═════ Exercise material

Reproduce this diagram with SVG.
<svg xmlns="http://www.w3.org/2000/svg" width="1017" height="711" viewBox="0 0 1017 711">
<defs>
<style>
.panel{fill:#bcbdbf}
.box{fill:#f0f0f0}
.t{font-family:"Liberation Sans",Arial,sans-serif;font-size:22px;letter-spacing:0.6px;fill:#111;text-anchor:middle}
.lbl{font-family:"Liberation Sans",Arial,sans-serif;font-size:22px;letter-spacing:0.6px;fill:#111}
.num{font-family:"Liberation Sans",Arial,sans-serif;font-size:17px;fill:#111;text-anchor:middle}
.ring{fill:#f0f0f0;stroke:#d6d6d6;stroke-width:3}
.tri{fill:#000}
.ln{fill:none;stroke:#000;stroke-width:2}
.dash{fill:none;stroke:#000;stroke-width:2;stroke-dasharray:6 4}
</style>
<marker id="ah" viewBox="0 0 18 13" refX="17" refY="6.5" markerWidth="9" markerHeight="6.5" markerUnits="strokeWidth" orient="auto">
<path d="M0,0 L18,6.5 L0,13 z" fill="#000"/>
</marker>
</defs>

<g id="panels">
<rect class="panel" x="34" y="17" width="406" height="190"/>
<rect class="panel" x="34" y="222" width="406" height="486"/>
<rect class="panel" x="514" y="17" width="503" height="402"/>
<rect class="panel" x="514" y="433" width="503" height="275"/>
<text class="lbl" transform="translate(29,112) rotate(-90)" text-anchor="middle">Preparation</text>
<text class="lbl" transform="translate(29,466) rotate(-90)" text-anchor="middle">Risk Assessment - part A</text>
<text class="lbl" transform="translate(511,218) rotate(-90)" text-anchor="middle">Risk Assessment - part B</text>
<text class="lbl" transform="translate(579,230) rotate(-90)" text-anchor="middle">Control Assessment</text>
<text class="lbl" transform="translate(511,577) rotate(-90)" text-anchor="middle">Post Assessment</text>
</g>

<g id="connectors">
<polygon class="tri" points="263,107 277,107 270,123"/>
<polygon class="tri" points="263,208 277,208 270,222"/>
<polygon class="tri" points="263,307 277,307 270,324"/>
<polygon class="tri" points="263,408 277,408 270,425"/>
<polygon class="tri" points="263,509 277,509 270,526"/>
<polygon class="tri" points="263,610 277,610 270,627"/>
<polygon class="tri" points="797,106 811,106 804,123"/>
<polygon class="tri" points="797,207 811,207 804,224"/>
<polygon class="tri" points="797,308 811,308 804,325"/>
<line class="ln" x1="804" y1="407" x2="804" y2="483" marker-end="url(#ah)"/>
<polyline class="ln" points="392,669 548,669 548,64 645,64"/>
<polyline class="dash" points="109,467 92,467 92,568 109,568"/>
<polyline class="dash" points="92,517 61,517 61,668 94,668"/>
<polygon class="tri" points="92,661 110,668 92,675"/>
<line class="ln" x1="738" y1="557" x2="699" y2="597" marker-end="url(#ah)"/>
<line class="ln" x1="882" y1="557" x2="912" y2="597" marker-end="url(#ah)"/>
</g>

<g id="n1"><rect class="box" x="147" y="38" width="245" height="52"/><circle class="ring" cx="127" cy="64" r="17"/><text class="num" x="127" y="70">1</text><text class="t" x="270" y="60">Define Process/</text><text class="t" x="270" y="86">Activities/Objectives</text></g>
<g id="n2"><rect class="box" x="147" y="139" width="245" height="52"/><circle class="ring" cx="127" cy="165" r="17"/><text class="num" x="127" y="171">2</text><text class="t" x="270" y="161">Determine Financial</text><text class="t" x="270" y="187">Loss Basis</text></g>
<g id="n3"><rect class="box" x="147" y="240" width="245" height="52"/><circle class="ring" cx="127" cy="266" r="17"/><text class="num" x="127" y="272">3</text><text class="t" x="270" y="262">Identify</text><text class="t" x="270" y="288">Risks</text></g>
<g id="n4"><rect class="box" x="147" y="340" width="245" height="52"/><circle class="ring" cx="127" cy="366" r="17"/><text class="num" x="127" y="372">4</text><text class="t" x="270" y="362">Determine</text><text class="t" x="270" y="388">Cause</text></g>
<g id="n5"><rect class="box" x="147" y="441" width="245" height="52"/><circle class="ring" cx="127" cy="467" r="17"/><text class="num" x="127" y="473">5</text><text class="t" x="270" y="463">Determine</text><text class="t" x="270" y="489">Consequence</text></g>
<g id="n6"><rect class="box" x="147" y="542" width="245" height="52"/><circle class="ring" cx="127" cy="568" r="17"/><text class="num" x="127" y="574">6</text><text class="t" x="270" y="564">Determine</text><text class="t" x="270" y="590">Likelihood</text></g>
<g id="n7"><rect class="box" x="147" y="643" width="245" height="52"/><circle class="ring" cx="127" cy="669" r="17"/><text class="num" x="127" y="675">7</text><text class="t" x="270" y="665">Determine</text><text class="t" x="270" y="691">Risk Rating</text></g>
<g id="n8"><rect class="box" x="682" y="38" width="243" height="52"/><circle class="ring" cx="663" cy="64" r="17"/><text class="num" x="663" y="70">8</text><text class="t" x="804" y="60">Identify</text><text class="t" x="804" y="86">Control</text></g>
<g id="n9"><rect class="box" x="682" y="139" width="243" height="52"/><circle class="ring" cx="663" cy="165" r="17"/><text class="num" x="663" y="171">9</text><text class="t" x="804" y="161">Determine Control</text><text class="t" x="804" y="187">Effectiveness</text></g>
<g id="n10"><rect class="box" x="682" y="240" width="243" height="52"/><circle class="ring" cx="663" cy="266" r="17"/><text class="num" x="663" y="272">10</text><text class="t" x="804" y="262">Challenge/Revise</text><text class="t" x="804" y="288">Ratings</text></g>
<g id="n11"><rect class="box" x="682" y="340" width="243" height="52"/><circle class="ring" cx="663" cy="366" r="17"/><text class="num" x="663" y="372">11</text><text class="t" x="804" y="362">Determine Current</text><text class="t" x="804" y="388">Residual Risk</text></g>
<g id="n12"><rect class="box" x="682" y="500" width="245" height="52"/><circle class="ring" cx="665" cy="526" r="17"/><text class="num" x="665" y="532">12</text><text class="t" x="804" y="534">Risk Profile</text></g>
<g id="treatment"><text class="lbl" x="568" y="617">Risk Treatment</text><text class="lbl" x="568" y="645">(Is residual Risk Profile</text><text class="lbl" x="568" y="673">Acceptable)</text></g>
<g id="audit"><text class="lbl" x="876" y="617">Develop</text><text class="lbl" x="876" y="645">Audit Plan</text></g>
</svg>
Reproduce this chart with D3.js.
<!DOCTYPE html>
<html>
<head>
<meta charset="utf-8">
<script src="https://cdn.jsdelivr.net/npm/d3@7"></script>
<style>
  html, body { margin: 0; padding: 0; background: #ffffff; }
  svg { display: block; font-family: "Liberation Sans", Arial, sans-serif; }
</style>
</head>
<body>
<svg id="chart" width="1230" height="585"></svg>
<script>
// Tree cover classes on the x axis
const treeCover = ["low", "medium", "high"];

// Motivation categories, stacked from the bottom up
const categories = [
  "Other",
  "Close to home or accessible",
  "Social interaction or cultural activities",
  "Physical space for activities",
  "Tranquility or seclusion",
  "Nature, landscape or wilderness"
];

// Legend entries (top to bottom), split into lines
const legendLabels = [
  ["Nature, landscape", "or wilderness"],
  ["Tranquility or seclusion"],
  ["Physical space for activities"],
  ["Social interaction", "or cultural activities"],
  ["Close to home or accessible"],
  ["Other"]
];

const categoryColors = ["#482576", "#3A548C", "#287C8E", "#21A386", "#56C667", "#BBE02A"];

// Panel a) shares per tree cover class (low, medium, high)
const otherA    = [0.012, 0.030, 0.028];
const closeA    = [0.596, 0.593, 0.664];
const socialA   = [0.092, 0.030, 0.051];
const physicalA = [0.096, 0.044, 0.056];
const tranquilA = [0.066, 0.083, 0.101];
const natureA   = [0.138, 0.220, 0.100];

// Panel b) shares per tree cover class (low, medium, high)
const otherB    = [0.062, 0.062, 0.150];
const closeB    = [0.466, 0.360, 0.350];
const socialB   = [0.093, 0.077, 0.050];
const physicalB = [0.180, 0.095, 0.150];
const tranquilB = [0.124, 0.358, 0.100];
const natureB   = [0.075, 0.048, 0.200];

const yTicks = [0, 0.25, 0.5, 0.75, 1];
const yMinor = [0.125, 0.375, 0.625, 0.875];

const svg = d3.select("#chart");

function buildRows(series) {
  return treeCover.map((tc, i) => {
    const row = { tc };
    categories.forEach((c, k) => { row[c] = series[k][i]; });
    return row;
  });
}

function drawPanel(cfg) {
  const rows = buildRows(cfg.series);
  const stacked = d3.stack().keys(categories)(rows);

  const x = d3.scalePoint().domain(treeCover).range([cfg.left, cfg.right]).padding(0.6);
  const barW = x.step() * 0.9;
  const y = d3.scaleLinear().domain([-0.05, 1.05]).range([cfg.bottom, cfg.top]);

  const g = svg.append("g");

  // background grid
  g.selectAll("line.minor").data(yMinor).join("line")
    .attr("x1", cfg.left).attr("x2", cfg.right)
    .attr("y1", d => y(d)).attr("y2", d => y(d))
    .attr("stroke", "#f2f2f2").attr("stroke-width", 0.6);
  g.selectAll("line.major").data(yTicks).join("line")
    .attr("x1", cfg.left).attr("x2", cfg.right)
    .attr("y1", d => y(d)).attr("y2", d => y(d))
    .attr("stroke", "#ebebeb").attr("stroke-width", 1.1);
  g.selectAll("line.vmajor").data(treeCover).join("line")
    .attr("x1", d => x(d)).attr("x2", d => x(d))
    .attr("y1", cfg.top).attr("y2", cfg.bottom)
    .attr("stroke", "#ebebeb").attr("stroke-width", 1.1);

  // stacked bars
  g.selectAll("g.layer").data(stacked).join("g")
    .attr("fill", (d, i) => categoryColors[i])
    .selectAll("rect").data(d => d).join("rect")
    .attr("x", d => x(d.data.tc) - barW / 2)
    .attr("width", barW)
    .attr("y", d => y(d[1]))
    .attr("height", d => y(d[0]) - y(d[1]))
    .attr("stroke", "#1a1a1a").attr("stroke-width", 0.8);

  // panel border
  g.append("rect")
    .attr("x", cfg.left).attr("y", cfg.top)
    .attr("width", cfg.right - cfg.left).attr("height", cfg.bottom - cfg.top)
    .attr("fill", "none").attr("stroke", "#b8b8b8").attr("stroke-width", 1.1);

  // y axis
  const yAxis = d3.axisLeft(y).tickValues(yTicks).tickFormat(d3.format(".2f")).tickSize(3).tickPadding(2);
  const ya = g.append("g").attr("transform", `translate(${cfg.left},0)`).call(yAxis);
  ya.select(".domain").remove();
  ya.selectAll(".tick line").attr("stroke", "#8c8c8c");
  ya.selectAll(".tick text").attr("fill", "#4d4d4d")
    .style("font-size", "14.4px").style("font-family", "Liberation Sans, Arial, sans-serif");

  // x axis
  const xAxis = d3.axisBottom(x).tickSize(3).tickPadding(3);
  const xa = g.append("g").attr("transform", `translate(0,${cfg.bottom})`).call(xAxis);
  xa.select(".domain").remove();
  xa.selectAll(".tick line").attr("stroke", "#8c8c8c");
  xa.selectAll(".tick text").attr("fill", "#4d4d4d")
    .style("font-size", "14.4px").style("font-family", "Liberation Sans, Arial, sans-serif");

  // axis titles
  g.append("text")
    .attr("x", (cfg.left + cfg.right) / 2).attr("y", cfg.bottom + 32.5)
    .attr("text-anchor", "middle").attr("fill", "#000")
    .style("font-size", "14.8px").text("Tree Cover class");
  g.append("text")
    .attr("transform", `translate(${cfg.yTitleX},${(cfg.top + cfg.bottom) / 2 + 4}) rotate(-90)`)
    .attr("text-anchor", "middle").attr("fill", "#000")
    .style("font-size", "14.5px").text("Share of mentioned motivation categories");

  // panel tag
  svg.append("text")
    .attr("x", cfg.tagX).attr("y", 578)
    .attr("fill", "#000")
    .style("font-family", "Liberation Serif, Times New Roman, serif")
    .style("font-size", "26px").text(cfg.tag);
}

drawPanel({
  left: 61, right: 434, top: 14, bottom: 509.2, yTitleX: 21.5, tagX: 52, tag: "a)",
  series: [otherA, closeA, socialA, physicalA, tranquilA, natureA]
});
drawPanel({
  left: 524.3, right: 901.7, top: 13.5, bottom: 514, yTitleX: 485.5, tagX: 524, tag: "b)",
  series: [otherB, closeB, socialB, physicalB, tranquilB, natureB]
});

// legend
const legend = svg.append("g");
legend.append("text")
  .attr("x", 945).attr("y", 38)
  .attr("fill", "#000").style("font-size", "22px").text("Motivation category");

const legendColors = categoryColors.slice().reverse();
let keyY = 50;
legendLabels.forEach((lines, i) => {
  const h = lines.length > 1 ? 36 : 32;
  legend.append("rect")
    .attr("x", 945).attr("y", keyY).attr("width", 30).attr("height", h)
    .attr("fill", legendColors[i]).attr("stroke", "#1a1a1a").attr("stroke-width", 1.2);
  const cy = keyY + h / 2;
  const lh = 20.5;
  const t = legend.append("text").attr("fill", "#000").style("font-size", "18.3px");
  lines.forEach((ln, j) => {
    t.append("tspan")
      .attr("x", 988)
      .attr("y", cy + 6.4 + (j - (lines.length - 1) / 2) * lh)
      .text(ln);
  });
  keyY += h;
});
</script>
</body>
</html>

══════════

→ Work required
Report how many lines of the records above contain the word "this", giving only the number.

→ Response below
2